Но главным было, разумеется, ощущение принадлежности к особому ордену, некое детское масонство. Те мои коллеги, что были не намного старше меня и в союз вступили сравнительно недавно, с особливой небрежностью демонстрировали свою фамильярную привычность лосховским стенам. В ту пору я еще страдал острым снобизмом (в классическом, теккереевском смысле слова, то есть жаждал общаться только с более важными, чем я, людьми), и знакомство с известными художниками и моими коллегами, возможность небрежно потрепаться о художественных новостях, называть лосховских знаменитостей по имени-отчеству — все это мне страшно льстило.
А за нарядным фасадом и вестибюлем, за просторными выставочными залами, еще хранившими достоинство здания, где некогда помещалось Общество поощрения художеств, начинался собственно союз. Темные коридоры, пахнущие многолетним несвежим холодом и красками, страшноватые лестницы в мастерские, облезлые кабинеты и плохонький буфет, из которого уже с двенадцати часов дня шел густой дух дешевого коньяка и лука. До полудня «не наливали», и художники томились в коридорах, а потом маленькой толпой бежали освежаться. Главным был почтенный и даже по-своему элегантный сухощавый старец Ярослав Сергеевич Николаев, носитель многочисленных регалий, непременный член президиумов, правлений и бюро. Блестящий циник, он ловко писал картины о героических подвигах красногвардейцев и прочих борцов с царским режимом, но в сильном подпитии, рассказывали, признавался, что воевал, в сущности, за Колчака. Может быть, и хвастался.
Именно там, в буфете ЛОСХа, видел я человека (очень известного, еще молодого живописца), в прямом смысле слова упавшего под стол и там заснувшего. Самым впечатляющим была реакция окружающих, точнее, полное ее отсутствие — пусть его «отдыхает».

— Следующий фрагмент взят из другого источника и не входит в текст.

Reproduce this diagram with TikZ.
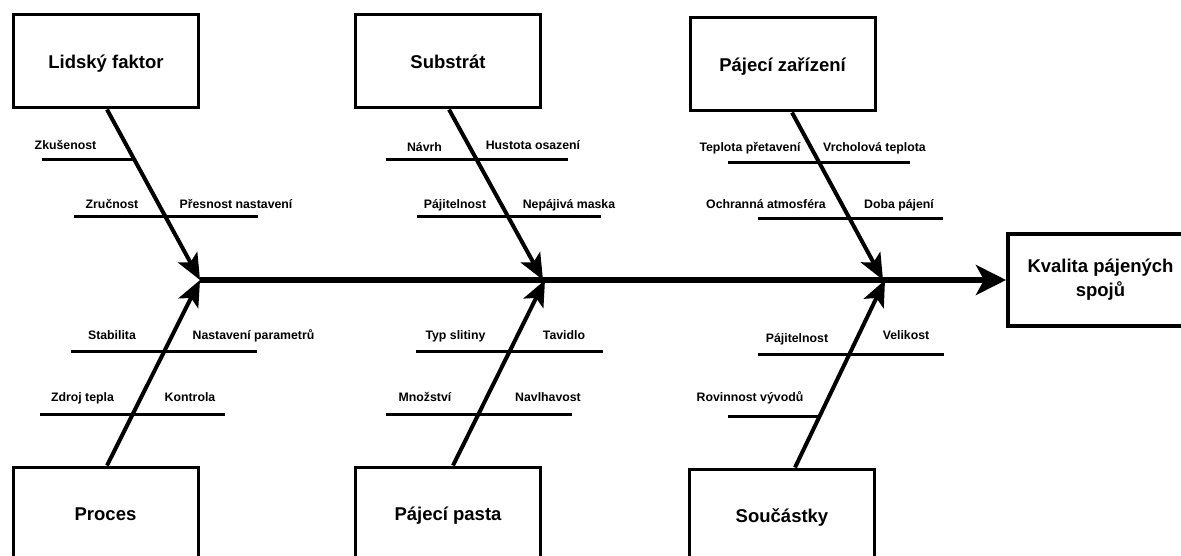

А дряхлая дама из рода Айвазовских, посетившая однажды союз, была потрясена не столько тем, что некто подымался по лестнице на четвереньках, а хладнокровным комментарием лосховской служащей: «А что, это художник имярек идет к себе в мастерскую…» И по тому же коридору проходил, оставляя тончайший запах французской туалетной воды, Натан Исаевич Альтман, в берете, с шелковым фуляром вместо галстука, грассирующий, великолепный, словно вернувшийся из Парижа не давным-давно, а лишь вчера. Он славился, помимо чисто профессиональной репутации, знаменитыми bons mots — «у меня нет звания, у меня есть имя», например, или публичным выступлением в защиту художника, пойманного милицией в парадной, где он занимался «извращенным способом любви» с сомнительного поведения девицей. «Вся цивилизованная Европа занимается этим, и никто не называет это извращением!»